Размер шрифта
-
+

Игроки и игралища (сборник) - стр. 36

3

Но Тарковский был уже сам по себе, в облаках над кровлей, и просто удивительно, как никто этого тогда не заметил, кроме Ахматовой, может быть. Ни советская власть не заметила (опознавательная система «свой-чужой», обычно безупречная, дала сбой: Тарковского первым из четверки и обильнее всех начали печатать, и даже, собственно, понятно почему: во-первых, деловая и пробивная жена; во-вторых, хорошая анкета: фронтовик и инвалид войны, русский, не сидел), ни молодые поэты. Шестидесятники не читали Тарковского в 1960-е, а впоследствии внешне отдавали почести, в кулуарах снисходительно кривя рот и намекая на «вторичность». Вторичность имелось в виду – по отношению к Мандельштаму, но для последовательно советского вкуса и Мандельштам вторичен и книжен, не говоря уж о Бродском (сегодня, разумеется, этого категорически не положено говорить и даже думать – но я еще помню, как было положено). Дело в том, что именно полное, без остатка, превращение опыта, мыслей и чувств в лирическое вещество, которое для кого-то (для меня, скажем) и есть признак высокой поэзии, для советского читателя маркирует «вторичность» (другое дело, что есть поэты, у которых само лирическое вещество несет в себе воспоминания о претворенном материале – у Цветаевой, скажем, не случайно так любимой позднесоветскими людьми; Тарковский был не таков).

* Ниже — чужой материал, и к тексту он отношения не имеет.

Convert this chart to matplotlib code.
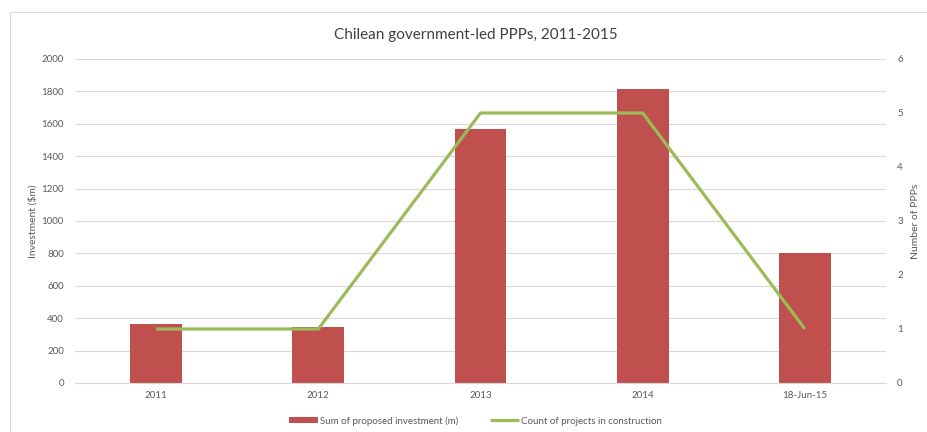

Хорошо, но почему Тарковского не расслышал, скажем, Бродский? Несмотря на несомненное личное и творческое знакомство (Ахматова, безошибочно определившая «чемпионов» в среднем и младшем поколении и дружившая с обоими, не могла не читать им стихов друг друга) – глухота была, кажется, вполне взаимной, но старшие часто глухи к младшим, тем более Тарковский, человек интуитивный и самодостаточный; другое дело тогдашний Бродский, с его молодой восприимчивостью и культурологической зоркостью… Плюс очевидные совпадения элементов поэтики и интонации Бродского и Тарковского, особенно в 1962–1964 годах.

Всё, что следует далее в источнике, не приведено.